Восемь лет и два месяца он вел эту бесплодную битву, а потом умер. Солнечным воскресным утром в июне 1938 года, держа в правой руке портрет Гитлера, а в левой – зонтик, он прыгнул с крыши «Эмпайр-Стейт-Билдинг». Его смерть, равно как и жизнь, особых разговоров не вызвала.

Первая книга Хартфильда попала мне в руки случайно – они не переиздавались. Я заканчивал тогда среднюю школу и страдал от кожной болезни в паху. Книгу мне подарил дядя, а через три года он заболел раком кишечника. Его искромсали вдоль и поперек, напихали пластиковых трубок во все входы и выходы – он намучился и умер. Когда я в последний раз видел его, он напоминал хитрую обезьянку, коричневую и сморщенную.

* * *

Всего у меня было три дяди – еще один умер в предместьях Шанхая. Через два дня после окончания войны он наступил на им же закопанную мину. Единственный дядя, оставшийся в живых, стал фокусником и ездит с выступлениями по курортам.

* * *

Хартфильд так высказался о хорошем тексте: «Процесс написания текста есть не что иное, как подтверждение дистанции между пишущим и его окружением. Не чувства нужны здесь, а линейка». («Что плохого, если вам хорошо?», 1936 г.)

Зажав в руке линейку, я начал робко осматриваться. Дело было в год смерти президента Кеннеди – выходит, прошло уже пятнадцать лет. Целых пятнадцать лет я был занят тем, что выкидывал всё и вся. Как из самолета с отказавшим мотором для облегчения веса выбрасывают сначала багаж, потом сиденья, а в конце концов – несчастного бортпроводника, – так и я пятнадцать лет выкидывал всякую всячину. Но взамен почти ничего не получил.

Нет уверенности, что я все делал правильно. Стало легче, это да – но жутко при мысли о том, что останется от меня, когда придется встретить смерть. После кремации – неужели одни косточки?

«Когда душа темна, видишь только темные сны. А если совсем темная – то и вовсе никаких». Так говорила моя покойная бабушка.

В ночь, когда бабушка умерла, я протянул руку и тихонько закрыл ей веки. В это мгновение сон, который она смотрела семьдесят девять лет, тихо закончился, как короткий летний дождь, бивший по мостовой. Не осталось ничего.

* * *

И еще насчет текста. Последний раз.


Создание текста для меня – процесс мучительный. Бывает, за целый месяц ничего путного из себя не выдавить. Еще бывает, что пишешь три дня и три ночи – а написанное потом все истолкуют как-нибудь не так.

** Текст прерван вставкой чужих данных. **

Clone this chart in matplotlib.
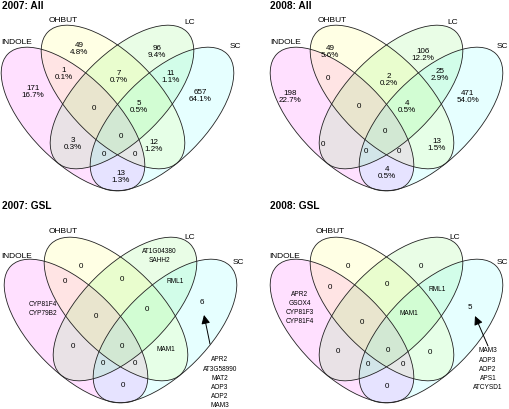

Но вместе с тем, писать текст – это штука веселая. Ей гораздо легче придать смысл, чем преодолению жизни.

Когда подростком я обратил на это внимание, то так удивился, что целую неделю ходил обалдевший. Казалось, стоит чуть пошевелить мозгами, как весь мир поменяет ценности, время потечет по-другому… Все будет, как я захочу.

То, что это ловушка, я обнаружил значительно позже. Разделив блокнот линией на две половины, я выписал в правую все, чего достиг за это время, а в левую – все, что потерял. Потерял, растоптал, бросил, принес в жертву, предал… До конца перечислить так и не смог.

Между нашими попытками что-то осознать и действительным осознанием лежит глубокая пропасть. Какой бы длины линейка у нас ни была, эту глубину нам не промерить. Все, что я могу передать на бумаге, – не более, чем перечень. Никакой не роман, никакая не литература – вообще не искусство. Просто блокнот, разделенный надвое вертикальной чертой. А что до морали – ну, может, немножко будет и ее.


Если же вам нужны искусство и литература, читайте греков. Ведь для того, чтобы родилось истинное искусство, совершенно необходим рабовладельческий строй. У древних греков рабы возделывали поля, готовили пищу и гребли на галерах, а горожане в это время предавались стихосложению и упражнениям в математике под средиземноморским солнцем. И это было искусство.